* WORK TO DO *
Transcribe the data in full and exactly, omitting any pictures.

* AVAILABLE DATA *
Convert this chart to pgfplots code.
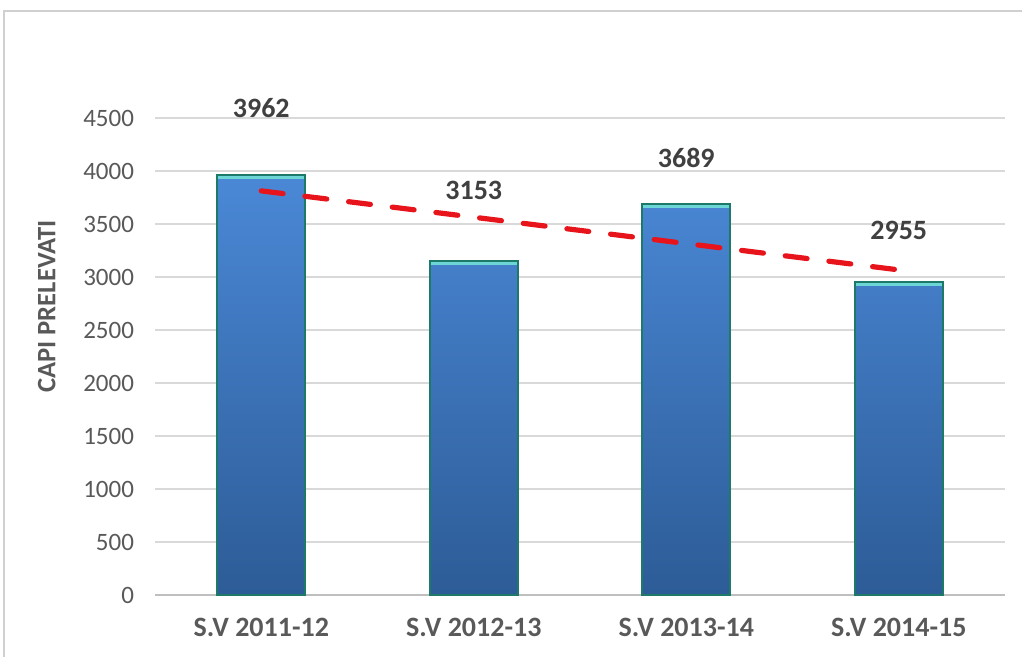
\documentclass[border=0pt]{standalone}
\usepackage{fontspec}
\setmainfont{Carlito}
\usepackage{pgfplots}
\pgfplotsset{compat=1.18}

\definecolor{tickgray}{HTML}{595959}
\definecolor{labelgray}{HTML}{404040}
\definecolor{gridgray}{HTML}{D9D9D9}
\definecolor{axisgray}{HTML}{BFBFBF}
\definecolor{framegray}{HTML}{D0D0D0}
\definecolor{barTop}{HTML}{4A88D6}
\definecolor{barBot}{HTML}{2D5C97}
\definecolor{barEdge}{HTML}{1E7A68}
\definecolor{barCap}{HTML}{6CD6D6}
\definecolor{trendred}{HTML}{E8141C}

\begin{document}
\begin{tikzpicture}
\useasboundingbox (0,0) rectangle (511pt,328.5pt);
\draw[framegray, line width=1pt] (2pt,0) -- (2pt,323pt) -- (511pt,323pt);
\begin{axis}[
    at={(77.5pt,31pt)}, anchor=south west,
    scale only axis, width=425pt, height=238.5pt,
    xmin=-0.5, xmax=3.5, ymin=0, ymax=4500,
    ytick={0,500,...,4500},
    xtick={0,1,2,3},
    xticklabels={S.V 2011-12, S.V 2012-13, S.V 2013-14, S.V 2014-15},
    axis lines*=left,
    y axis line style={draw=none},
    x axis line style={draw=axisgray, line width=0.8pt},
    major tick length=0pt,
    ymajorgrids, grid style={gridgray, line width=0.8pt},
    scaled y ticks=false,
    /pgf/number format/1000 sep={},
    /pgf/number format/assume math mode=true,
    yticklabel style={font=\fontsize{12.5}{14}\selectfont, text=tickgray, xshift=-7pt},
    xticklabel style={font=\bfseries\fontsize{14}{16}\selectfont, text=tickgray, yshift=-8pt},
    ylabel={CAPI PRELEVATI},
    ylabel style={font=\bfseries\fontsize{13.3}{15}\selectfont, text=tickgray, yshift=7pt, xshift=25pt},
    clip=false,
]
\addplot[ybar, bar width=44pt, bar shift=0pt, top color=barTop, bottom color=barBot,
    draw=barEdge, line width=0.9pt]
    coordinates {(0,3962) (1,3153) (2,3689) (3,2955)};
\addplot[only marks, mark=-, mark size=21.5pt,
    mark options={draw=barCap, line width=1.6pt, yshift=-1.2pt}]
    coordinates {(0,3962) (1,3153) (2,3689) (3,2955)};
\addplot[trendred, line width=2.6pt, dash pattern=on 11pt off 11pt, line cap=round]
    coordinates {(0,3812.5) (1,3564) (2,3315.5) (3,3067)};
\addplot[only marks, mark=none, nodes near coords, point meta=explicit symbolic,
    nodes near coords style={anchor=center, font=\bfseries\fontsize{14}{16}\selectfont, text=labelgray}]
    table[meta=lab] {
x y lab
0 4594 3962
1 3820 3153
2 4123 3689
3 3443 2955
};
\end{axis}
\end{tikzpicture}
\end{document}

* FINAL RESULT *
Convert this chart to pgfplots code.
\documentclass[border=0pt]{standalone}
\usepackage{fontspec}
\setmainfont{Carlito}
\usepackage{pgfplots}
\pgfplotsset{compat=1.18}

\definecolor{tickgray}{HTML}{595959}
\definecolor{labelgray}{HTML}{404040}
\definecolor{gridgray}{HTML}{D9D9D9}
\definecolor{axisgray}{HTML}{BFBFBF}
\definecolor{framegray}{HTML}{D0D0D0}
\definecolor{barTop}{HTML}{4A88D6}
\definecolor{barBot}{HTML}{2D5C97}
\definecolor{barEdge}{HTML}{1E7A68}
\definecolor{barCap}{HTML}{6CD6D6}
\definecolor{trendred}{HTML}{E8141C}

\begin{document}
\begin{tikzpicture}
\useasboundingbox (0,0) rectangle (511pt,328.5pt);
\draw[framegray, line width=1pt] (2pt,0) -- (2pt,323pt) -- (511pt,323pt);
\begin{axis}[
    at={(77.5pt,31pt)}, anchor=south west,
    scale only axis, width=425pt, height=238.5pt,
    xmin=-0.5, xmax=3.5, ymin=0, ymax=4500,
    ytick={0,500,...,4500},
    xtick={0,1,2,3},
    xticklabels={S.V 2011-12, S.V 2012-13, S.V 2013-14, S.V 2014-15},
    axis lines*=left,
    y axis line style={draw=none},
    x axis line style={draw=axisgray, line width=0.8pt},
    major tick length=0pt,
    ymajorgrids, grid style={gridgray, line width=0.8pt},
    scaled y ticks=false,
    /pgf/number format/1000 sep={},
    /pgf/number format/assume math mode=true,
    yticklabel style={font=\fontsize{12.5}{14}\selectfont, text=tickgray, xshift=-7pt},
    xticklabel style={font=\bfseries\fontsize{14}{16}\selectfont, text=tickgray, yshift=-8pt},
    ylabel={CAPI PRELEVATI},
    ylabel style={font=\bfseries\fontsize{13.3}{15}\selectfont, text=tickgray, yshift=7pt, xshift=25pt},
    clip=false,
]
\addplot[ybar, bar width=44pt, bar shift=0pt, top color=barTop, bottom color=barBot,
    draw=barEdge, line width=0.9pt]
    coordinates {(0,3962) (1,3153) (2,3689) (3,2955)};
\addplot[only marks, mark=-, mark size=21.5pt,
    mark options={draw=barCap, line width=1.6pt, yshift=-1.2pt}]
    coordinates {(0,3962) (1,3153) (2,3689) (3,2955)};
\addplot[trendred, line width=2.6pt, dash pattern=on 11pt off 11pt, line cap=round]
    coordinates {(0,3812.5) (1,3564) (2,3315.5) (3,3067)};
\addplot[only marks, mark=none, nodes near coords, point meta=explicit symbolic,
    nodes near coords style={anchor=center, font=\bfseries\fontsize{14}{16}\selectfont, text=labelgray}]
    table[meta=lab] {
x y lab
0 4594 3962
1 3820 3153
2 4123 3689
3 3443 2955
};
\end{axis}
\end{tikzpicture}
\end{document}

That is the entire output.